Osaka Popstar and the American Legends of Punk is the first, and so far only, album released by Osaka Popstar. The title references the fact that the band includes members of legendary punk bands such as The Misfits, Ramones, Black Flag and The Voidoids.

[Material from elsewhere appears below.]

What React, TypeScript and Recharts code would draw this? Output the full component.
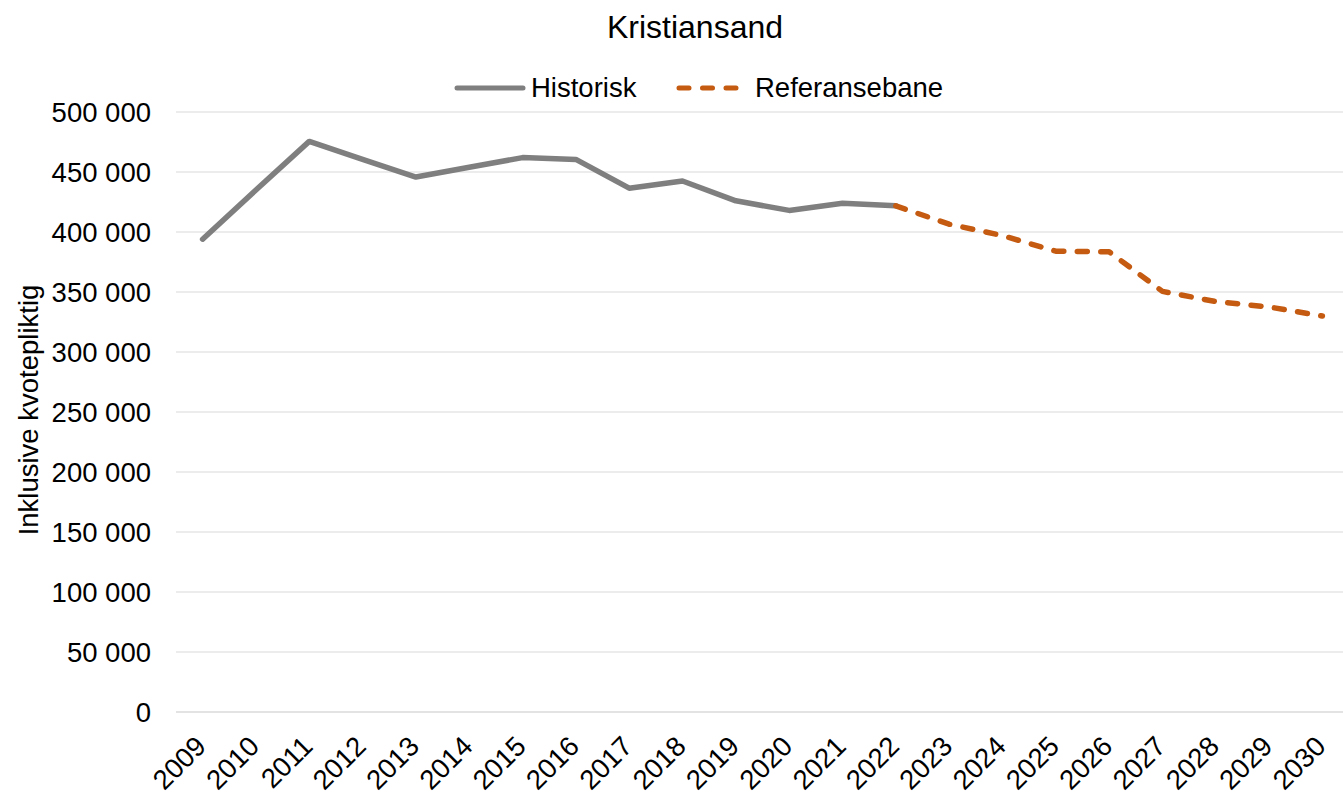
import React from 'react';
import { LineChart, Line, XAxis, YAxis, CartesianGrid } from 'recharts';

const years = ['2009','2010','2011','2012','2013','2014','2015','2016','2017','2018','2019','2020','2021','2022','2023','2024','2025','2026','2027','2028','2029','2030'];
const historisk: (number | null)[] = [394000, 435000, 475500, 460500, 445800, 454000, 462000, 460500, 436500, 442500, 426000, 418000, 424000, 421800, null, null, null, null, null, null, null, null];
const referansebane: (number | null)[] = [null, null, null, null, null, null, null, null, null, null, null, null, null, 421800, 406500, 397000, 384000, 383500, 350500, 342000, 337500, 330000];
const yTicks = [0, 50000, 100000, 150000, 200000, 250000, 300000, 350000, 400000, 450000, 500000];

const title = 'Kristiansand';
const yLabel = 'Inklusive kvotepliktig';
const seriesNames = ['Historisk', 'Referansebane'];

const data = years.map((y, i) => ({ year: y, historisk: historisk[i], referansebane: referansebane[i] }));

const FONT = '"Liberation Sans", Arial, sans-serif';
const GREY = '#7f7f7f';
const ORANGE = '#c55a11';

const fmt = (v: number) => String(v).replace(/\B(?=(\d{3})+(?!\d))/g, ' ');

const XTick = (props: any) => {
  const { x, y, payload } = props;
  const tx = x + 5;
  const ty = y + 36;
  return (
    <text x={tx} y={ty} textAnchor="end" fontSize={27.5} fill="#000" fontFamily={FONT} transform={`rotate(-45, ${tx}, ${ty})`}>
      {payload.value}
    </text>
  );
};

export default function App() {
  return (
    <div style={{ position: 'absolute', left: 0, top: 0, width: 1343, height: 792, overflow: 'hidden', background: '#fff', fontFamily: FONT }}>
      <svg width={1343} height={110} style={{ position: 'absolute', left: 0, top: 0 }}>
        <text x={695} y={38} textAnchor="middle" fontSize={32} fill="#000" fontFamily={FONT}>{title}</text>
        <line x1={457} y1={88} x2={523} y2={88} stroke={GREY} strokeWidth={5} strokeLinecap="round" />
        <text x={531} y={97} fontSize={27.5} fill="#000" fontFamily={FONT}>{seriesNames[0]}</text>
        <line x1={679} y1={88} x2={740} y2={88} stroke={ORANGE} strokeWidth={5} strokeLinecap="round" strokeDasharray="10 13.5" />
        <text x={755} y={97} fontSize={27.5} fill="#000" fontFamily={FONT}>{seriesNames[1]}</text>
      </svg>
      <div style={{ position: 'absolute', left: 0, top: 0 }}>
        <LineChart width={1349} height={792} data={data} margin={{ top: 112, right: 0, bottom: 0, left: 0 }}>
          <CartesianGrid vertical={false} stroke="#d9d9d9" strokeWidth={1.2} />
          <XAxis
            dataKey="year"
            height={80}
            padding={{ left: 26.6, right: 26.6 }}
            tickLine={false}
            tickSize={0}
            tickMargin={0}
            axisLine={{ stroke: '#d9d9d9', strokeWidth: 1.2 }}
            interval={0}
            tick={<XTick />}
          />
          <YAxis
            width={176}
            domain={[0, 500000]}
            ticks={yTicks}
            tickFormatter={fmt}
            axisLine={false}
            tickLine={false}
            tickSize={0}
            tickMargin={25}
            tick={{ fontSize: 27.5, fill: '#000', fontFamily: FONT }}
            label={{
              content: () => (
                <text x={38} y={410} textAnchor="middle" fontSize={27.5} fill="#000" fontFamily={FONT} transform="rotate(-90, 38, 410)">
                  {yLabel}
                </text>
              ),
            }}
          />
          <Line type="linear" dataKey="historisk" stroke={GREY} strokeWidth={5.5} strokeLinecap="round" strokeLinejoin="round" dot={false} isAnimationActive={false} connectNulls={false} />
          <Line type="linear" dataKey="referansebane" stroke={ORANGE} strokeWidth={5.5} strokeLinecap="round" strokeLinejoin="round" strokeDasharray="10 13.5" dot={false} isAnimationActive={false} connectNulls={false} />
        </LineChart>
      </div>
    </div>
  );
}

The CD came with a DVD that included music videos for "Wicked World" and "Insects".

Professional ratings
Review scores
| Source | Rating |
| Absolutepunk.net | 66% link |
| Allmusic | link |
| RebelPunk | link |

==Track listing==
1. "Wicked World" (Daniel Johnston) – 2:58
2. "Astro Boy" (Donald Rockwell, Tatsuo Takai) – 1:30
3. "Sailor Moon" (Andy Heyward, Tetsuya Komoro, Kanako Oda) – 1:11
4. "Man of Constant Sorrow" (Traditional, arranged by John Cafiero) – 3:20
5. "Insects" (Davis Aronin, Carl Brown Jerron Cool, Keisha Dotson, Brenda Garcia, Inisinna, Kids Of Widney High, Michael Monagan) – 2:06
6. "I Live Off You" (Marianne Elliot, Poly Styrene) – 1:50
7. "Xmas Intro (That Almost Wasn't)" (Ray Carter) – 0:10
8. "The Christmas That Almost Wasn't" (Carter, Paul Tripp) – 1:38
9. "Love Comes in Spurts" (Richard Hell) – 1:53
10. "Blank Generation" (Hell) – 2:47
11. "Monsters" (Cafiero) – 2:52
12. "Where's the Cap'n?" (Cafiero) – 2:25
13. "Shaolin Monkeys" (Cafiero) – 2:58

==Personnel==
- John Cafiero – vocals
- Jerry Only – bass
- Dez Cadena – lead guitar
- Ivan Julian – rhythm guitar
- Marky Ramone – drums

==Cover songs==
Among the songs on the album are cover versions of the title tracks from the anime series Astro Boy and Sailor Moon, and the Rossano Brazzi film The Christmas That Almost Wasn't.